Almost exactly a decade ago, I reported on similar worries about the same Neighborhood Homes program. My focus was on properties in the Bronx that were sitting un-rehabbed five years after their transfer from the city to a nonprofit developer, as well as problems that some of the completed homes were causing for their buyers.
A lot has changed since then. Neighborhood Homes, which was launched during the Giuliani administration, was tabbed to play a small role in the Bloomberg administration’s affordable housing initiative, the New Housing Marketplace.

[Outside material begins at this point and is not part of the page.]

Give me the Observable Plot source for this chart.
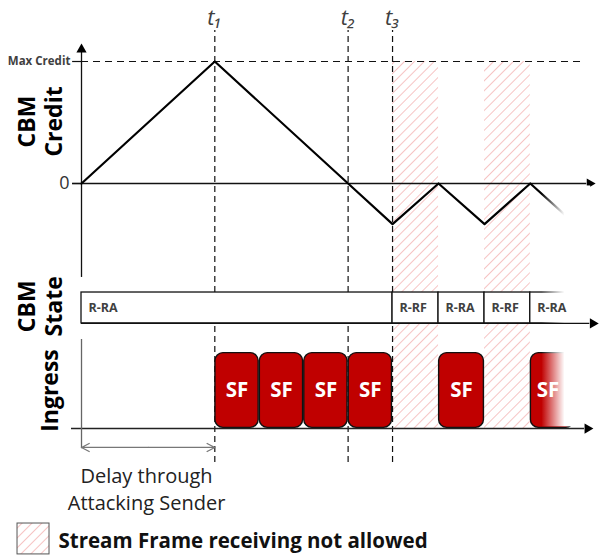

It is among several housing programs for which the Department of Housing Preservation and Development is no longer taking applications. (HPD’s response to the James report can be found in DNAinfo.com’s account.)
Like my 2006 story, the public advocate’s investigation focuses on a relatively small number of properties. Neighborhood Homes did turn around many other properties on a faster timetable. But the suffering of the buyers involved—and the lost opportunity for the blocks around those houses—is real no matter how large or small the problem’s footprint is.
More important, the Neighborhood Homes saga could offer instructive insight for two current housing-policy conversations.
Some in the city are calling for the de Blasio housing plan to include more support for home-ownership. Others want to see HPD do more with vacant or abandoned properties that the city owns. Both are worthy ideas but they are complicated to execute. While many issues may have dragged down the Neighborhood Homes parcels that remain unoccupied, a likely leading culprit is that it was hard for nonprofit developers to address the repair issues found in vacant homes without pushing purchase prices out of the reach of the income groups the program targeted.
As I wrote in ’06 (and even then it was more a statement of the obvious than anything prescient on my part), “The city’s inventory of ownerless buildings, which once hobbled neighborhoods, is all but gone—a tribute to clever policies and a strong economy. But that overall success makes the few remaining distressed properties that much more important. They will help decide who gets left behind.”